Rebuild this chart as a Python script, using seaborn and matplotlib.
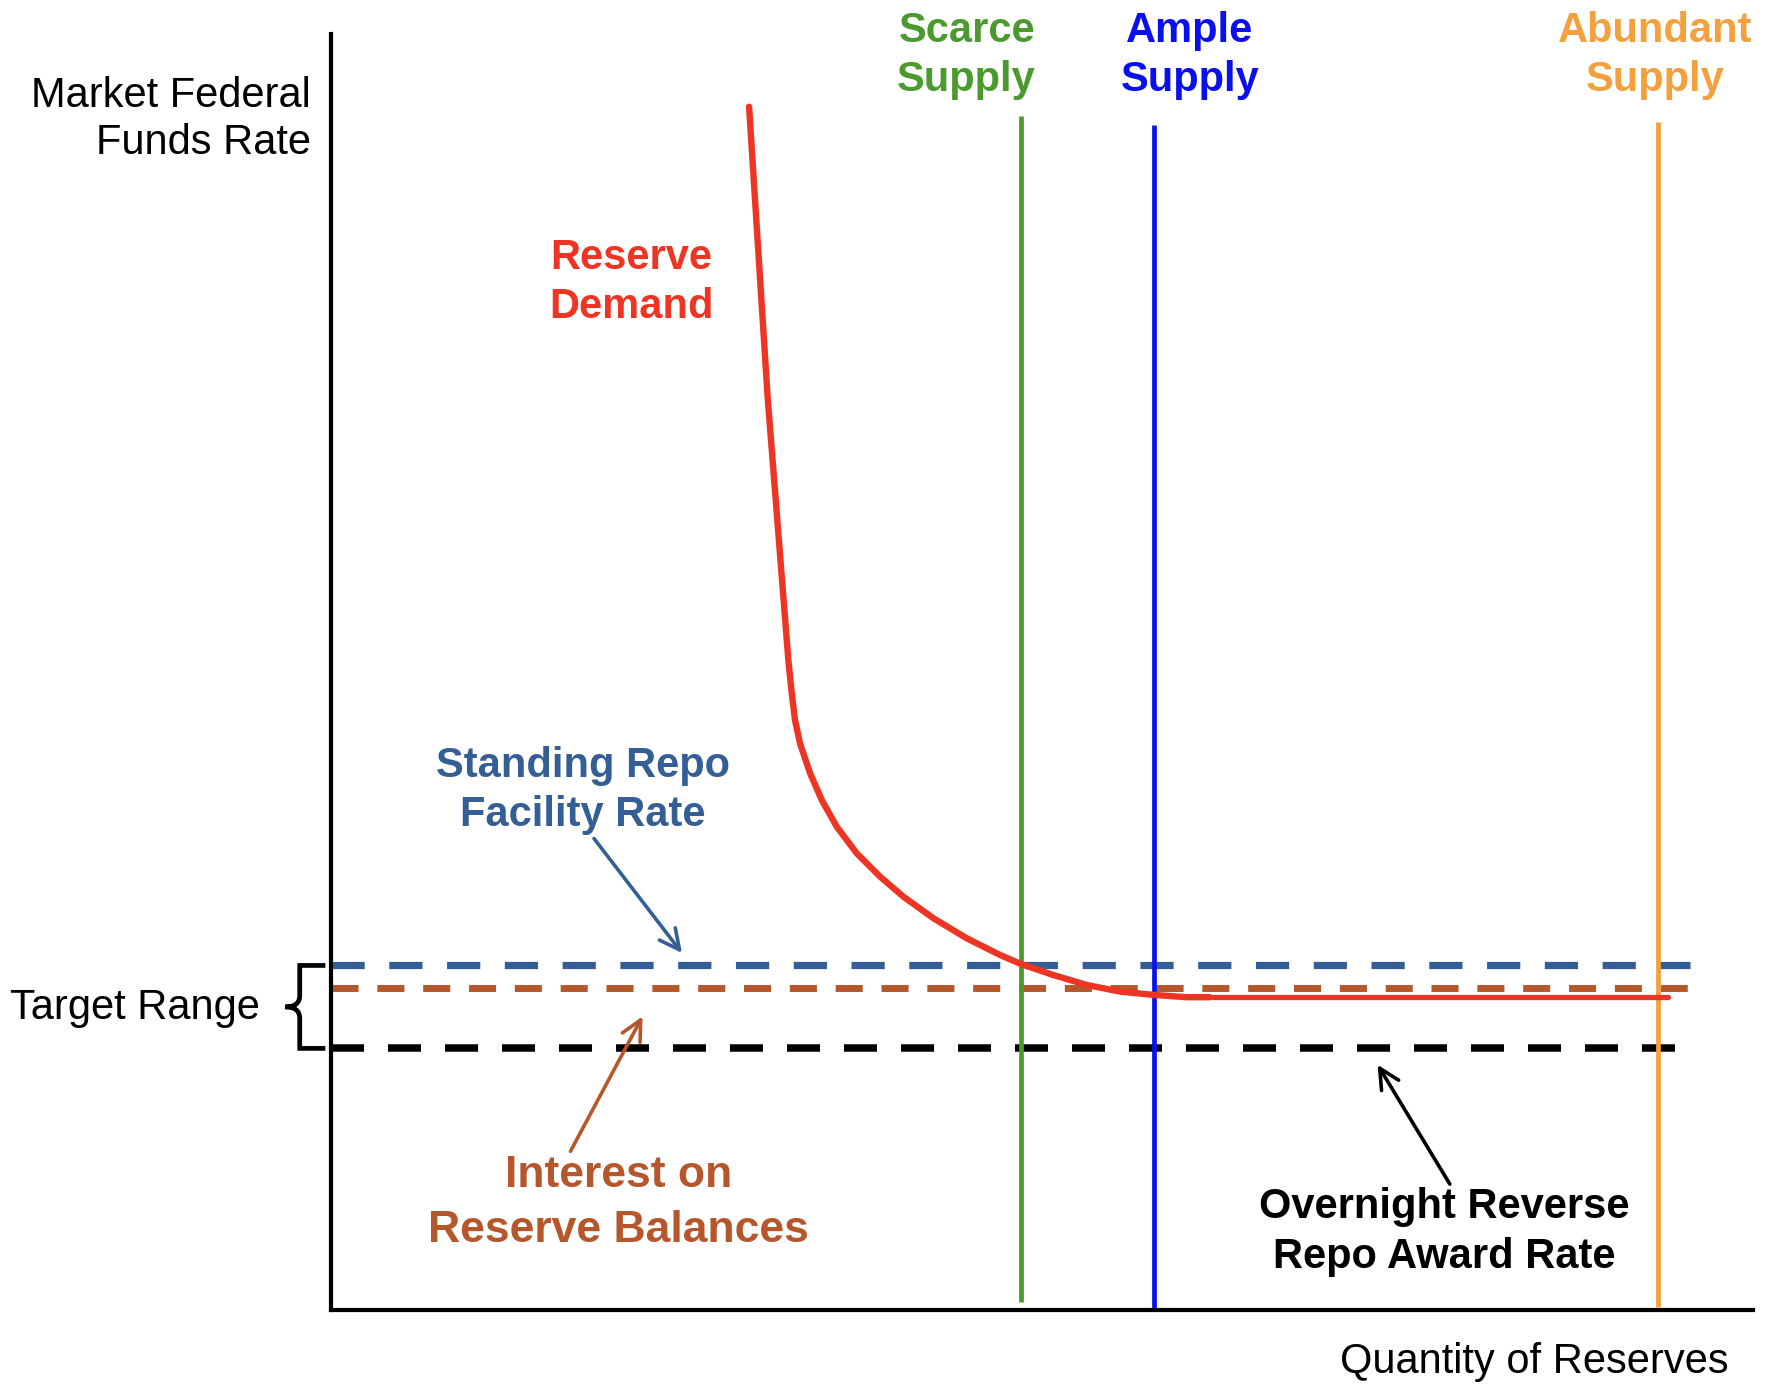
import matplotlib
matplotlib.use("Agg")
import matplotlib.pyplot as plt
import matplotlib.patches as mpatches
from matplotlib.path import Path
import seaborn as sns

# policy rates (arbitrary rate units, 0-100 axis)
srf_rate = 27.0      # standing repo facility rate
iorb_rate = 25.2     # interest on reserve balances
onrrp_rate = 20.5    # overnight reverse repo award rate
rate_line_end = 95.6

# reserve supply levels (arbitrary quantity units)
supply_names = ["Scarce\nSupply", "Ample\nSupply", "Abundant\nSupply"]
supply_x = [48.5, 57.9, 93.3]
supply_bottom = [0.6, 0.0, 0.2]
supply_top = [93.6, 92.9, 93.1]
supply_colors = ["#4a9a2e", "#0a0ff0", "#f4a03c"]
supply_label_x = [44.7, 60.4, 93.1]

# reserve demand curve
demand_x = [29.4, 30.7, 32.16, 32.40, 32.63, 32.98, 33.69, 34.51, 35.56,
            36.97, 38.61, 40.25, 42.36, 44.70, 47.05, 48.50, 50.79, 53.14,
            55.49, 57.86, 60.18, 61.81]
demand_y = [94.3, 71.6, 50.94, 48.33, 46.24, 44.41, 42.06, 39.97, 37.88,
            35.79, 33.96, 32.39, 30.70, 29.13, 27.82, 27.12, 26.25, 25.47,
            24.95, 24.69, 24.51, 24.51]
flat_x = [62.0, 94.0]
flat_y = [24.5, 24.5]

sns.set_style("white")
plt.rcParams['font.family'] = ['Liberation Sans', 'DejaVu Sans']
plt.rcParams['text.color'] = 'black'

fig = plt.figure(figsize=(17.72, 13.94), dpi=100)
ax = fig.add_axes([0.1868, 0.0603, 0.8025, 0.9153])
ax.set_xlim(0, 100)
ax.set_ylim(0, 100)

# policy rate lines
ax.hlines(srf_rate, 0, rate_line_end, color="#345e96", lw=5.2,
          linestyles=(0, (4.6, 3.4)))
ax.hlines(iorb_rate, 0, rate_line_end, color="#b5572b", lw=5.0,
          linestyles=(0, (3.9, 2.7)))
ax.hlines(onrrp_rate, 0, rate_line_end, color="black", lw=5.4,
          linestyles=(0, (4.4, 3.2)))

# supply lines
for xs, y0, y1, c in zip(supply_x, supply_bottom, supply_top, supply_colors):
    ax.vlines(xs, y0, y1, color=c, lw=3.4)

# demand curve
sns.lineplot(x=demand_x, y=demand_y, ax=ax, color="#ee3524", lw=4.6,
             sort=False)
sns.lineplot(x=flat_x, y=flat_y, ax=ax, color="#ee3524", lw=3.8)

# text labels
big = 30
for name, lx, c in zip(supply_names, supply_label_x, supply_colors):
    ax.text(lx, 98.3, name, color=c, fontsize=big, fontweight="bold",
            ha="center", va="center", linespacing=1.3, clip_on=False)

ax.text(-1.4, 93.3, "Market Federal\nFunds Rate", fontsize=big,
        ha="right", va="center", clip_on=False)
ax.text(-5.0, 23.7, "Target Range", fontsize=big, ha="right",
        va="center", clip_on=False)
ax.text(98.3, -4.1, "Quantity of Reserves", fontsize=big, ha="right",
        va="center", clip_on=False)
ax.text(21.1, 80.5, "Reserve\nDemand", color="#ee3524", fontsize=big,
        fontweight="bold", ha="center", va="center", linespacing=1.3)

arrow = dict(arrowstyle="->", lw=2.6, mutation_scale=36)
ax.annotate("Standing Repo\nFacility Rate", xy=(24.8, 27.8),
            xytext=(17.7, 40.7), color="#345e96", fontsize=big,
            fontweight="bold", ha="center", va="center", linespacing=1.3,
            arrowprops=dict(arrow, color="#345e96", shrinkA=0,
                            relpos=(0.53, 0.0)))
ax.annotate("Interest on\nReserve Balances", xy=(22.0, 23.2),
            xytext=(20.2, 8.4), color="#b5572b", fontsize=32,
            fontweight="bold", ha="center", va="center", linespacing=1.45,
            arrowprops=dict(arrow, color="#b5572b", shrinkA=0,
                            relpos=(0.37, 1.0)))
ax.annotate("Overnight Reverse\nRepo Award Rate", xy=(73.5, 19.4),
            xytext=(78.3, 6.1), color="black", fontsize=big,
            fontweight="bold", ha="center", va="center", linespacing=1.3,
            arrowprops=dict(arrow, color="black", shrinkA=0,
                            relpos=(0.52, 1.0)))

# brace for the target range
top, bot = srf_rate, onrrp_rate
mid = (top + bot) / 2
xr, xm, xl = -0.4, -2.2, -3.2
verts = [(xr, top), (xm, top), (xm, top), (xm, top - 0.9),
         (xm, mid + 0.9), (xm, mid), (xl, mid),
         (xm, mid), (xm, mid - 0.9),
         (xm, bot + 0.9), (xm, bot), (xm, bot), (xr, bot)]
codes = [Path.MOVETO, Path.CURVE3, Path.CURVE3, Path.LINETO,
         Path.LINETO, Path.CURVE3, Path.CURVE3,
         Path.CURVE3, Path.CURVE3,
         Path.LINETO, Path.CURVE3, Path.CURVE3, Path.LINETO]
brace = mpatches.PathPatch(Path(verts, codes), fill=False, lw=3.4,
                           edgecolor="black", clip_on=False)
ax.add_patch(brace)

# axes styling
sns.despine(ax=ax)
for side in ["left", "bottom"]:
    ax.spines[side].set_linewidth(3)
    ax.spines[side].set_color("black")
ax.set_xticks([])
ax.set_yticks([])
ax.set_xlabel("")
ax.set_ylabel("")

fig.savefig("out.png", dpi=100)
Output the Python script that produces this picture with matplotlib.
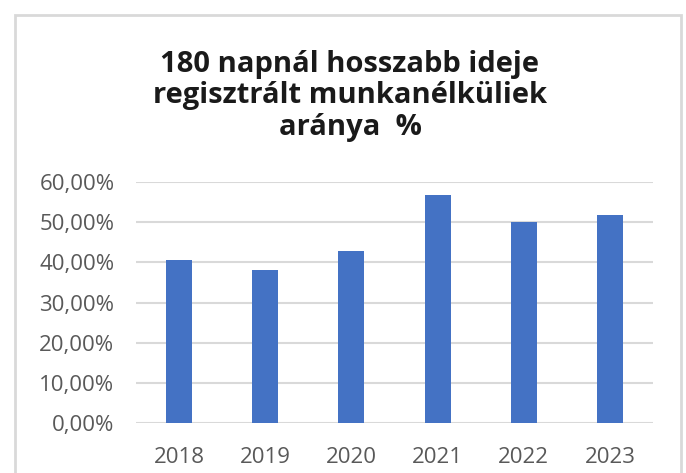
import matplotlib
matplotlib.use('Agg')
from matplotlib import pyplot as plt
from matplotlib.patches import Rectangle
from matplotlib.ticker import FuncFormatter

years = ['2018', '2019', '2020', '2021', '2022', '2023']
values = [40.5, 38.0, 42.8, 56.8, 50.1, 51.7]
title = '180 napnál hosszabb ideje\nregisztrált munkanélküliek\naránya  %'

plt.rcParams['font.family'] = ['Open Sans', 'DejaVu Sans']

fig = plt.figure(figsize=(6.86, 4.73), dpi=100)
W, H = 686, 473
ax = fig.add_axes([136/W, (H-423)/H, (653-136)/W, (423-182)/H])

ax.bar(range(len(years)), values, width=0.30, color='#4472c4', zorder=3)
ax.set_xlim(-0.5, len(years)-0.5)
ax.set_ylim(0, 60)
ax.set_yticks([0, 10, 20, 30, 40, 50, 60])
ax.yaxis.set_major_formatter(FuncFormatter(lambda v, p: ('%.2f%%' % v).replace('.', ',')))
ax.set_xticks(range(len(years)))
ax.set_xticklabels(years)
ax.grid(axis='y', color='#d9d9d9', linewidth=1.5, zorder=0)
for s in ax.spines.values():
	s.set_visible(False)
ax.tick_params(length=0, labelsize=16, colors='#595959')
ax.tick_params(axis='y', pad=15.5)
ax.tick_params(axis='x', pad=17)

# chart frame (bottom edge cut off)
fig.patches.append(Rectangle((15/W, -0.05), (681-15)/W, (H-15)/H+0.05, transform=fig.transFigure,
	fill=False, edgecolor='#d9d9d9', linewidth=2))

fig.text(350/W, 1-96/H, title, ha='center', va='center', fontsize=21, fontweight='bold',
	color='#1a1a1a', linespacing=1.12)

fig.savefig('out.png', dpi=100)
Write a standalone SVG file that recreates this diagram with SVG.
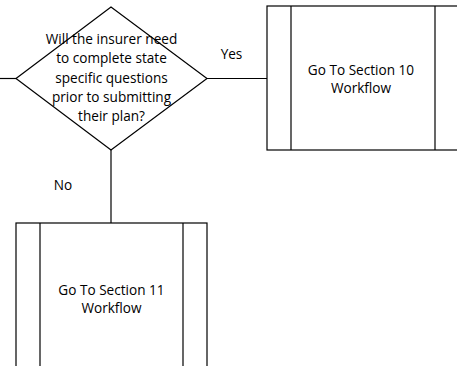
<svg xmlns="http://www.w3.org/2000/svg" width="457" height="366" viewBox="0 0 457 366">
<style>
.s{fill:#fff;stroke:#000;stroke-width:1.2}
.c{fill:none;stroke:#000;stroke-width:1.2}
text{font-family:"Open Sans","Liberation Sans",sans-serif;font-size:13.6px;fill:#000;text-anchor:middle}
</style>
<rect width="457" height="366" fill="#fff"/>
<g id="connectors">
<line class="c" x1="0" y1="78.5" x2="16" y2="78.5"/>
<line class="c" x1="207" y1="78.5" x2="267" y2="78.5"/>
<line class="c" x1="111" y1="150" x2="111" y2="223"/>
<text x="231.5" y="59">Yes</text>
<text x="63" y="189.5">No</text>
</g>
<g id="decision">
<polygon class="s" points="16,78.5 111,7 207,78.5 111,150"/>
<text x="111.5" y="44">Will the insurer need</text>
<text x="111.5" y="63.3">to complete state</text>
<text x="111.5" y="82.5">specific questions</text>
<text x="111.5" y="101.7">prior to submitting</text>
<text x="111.5" y="121">their plan?</text>
</g>
<g id="section10">
<rect class="s" x="267" y="6" width="192" height="144"/>
<line class="c" x1="291" y1="6" x2="291" y2="150"/>
<line class="c" x1="435" y1="6" x2="435" y2="150"/>
<text x="361" y="74.5">Go To Section 10</text>
<text x="361" y="92.8">Workflow</text>
</g>
<g id="section11">
<rect class="s" x="16" y="223" width="191" height="160"/>
<line class="c" x1="40" y1="223" x2="40" y2="383"/>
<line class="c" x1="183" y1="223" x2="183" y2="383"/>
<text x="111.5" y="295">Go To Section 11</text>
<text x="111.5" y="313">Workflow</text>
</g>
</svg>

- _What this task involves_: Transcribe the entries from their first line to the line that holds "import seaborn as sns", both included, and skip every picture.

- _Solution for this problem_:
Rebuild this chart as a Python script, using seaborn and matplotlib.
import matplotlib
matplotlib.use("Agg")
import matplotlib.pyplot as plt
import matplotlib.patches as mpatches
from matplotlib.path import Path
import seaborn as sns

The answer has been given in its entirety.